Todas las partes implicadas entran en liza por razones de procedimiento; Vox asume la literalidad del protocolo y menciona su pacto con el PP; este se apresura a negar «cualquier forma de coacción» contra el derecho del aborto en su Comunidad; los comentaristas políticos, todo lo más, restan importancia al problema y repiten que Sánchez ha lanzado una cortina de humo para tapar otros problemas; los ciudadanos, de cualquier partido o intención voto, esperan a ver qué pasa…
Pero nadie pone sobre el tapete el fondo de la cuestión, que es cuestionarse el aborto, sea desde planteamientos éticos o religiosos: es una ley democrática y basta, y además entendida como conquista de la mujer y de la sociedad, común en nuestro marco de referencia europeo.

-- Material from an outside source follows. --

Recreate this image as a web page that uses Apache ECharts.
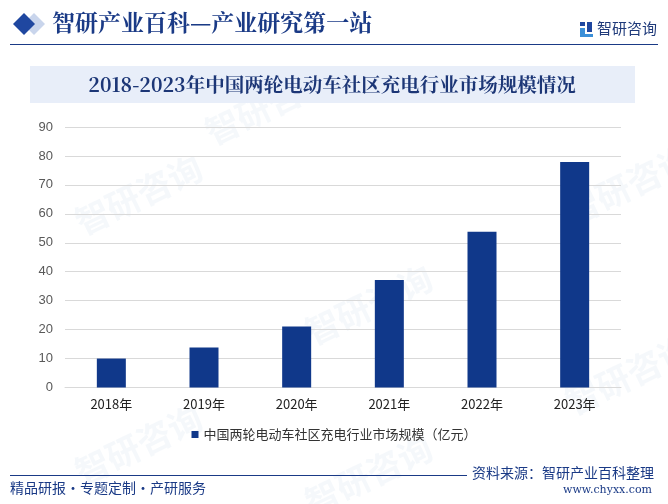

Nadie ha aludido –que yo sepa– a la primera categoría permanente de razón, que es el derecho a la vida, que el aborto sigue siendo un crimen, ya que asesina a un ser indefenso e inocente, ese feto (nada de la estupidez del preembrión, que dijo una ilustrada) que tiene ya su ADN propio y que, sin ser aún persona desde una perspectiva social, es ya un ser humano en sí mismo, y no apéndice prescindible del cuerpo de otro ser humano.
Así, las discrepancias políticas, las cuestiones de procedimiento, ocultan las razones esenciales, la verdad de la ilegitimidad ética, para los no creyentes, y de la ilegitimidad moral y religiosa, para los creyentes, del hecho del aborto. Aunque esté legalizado en las democracias totalitarias, en feliz conjunción del neoliberalismo y del neomarxismo, como tantas otras cosas.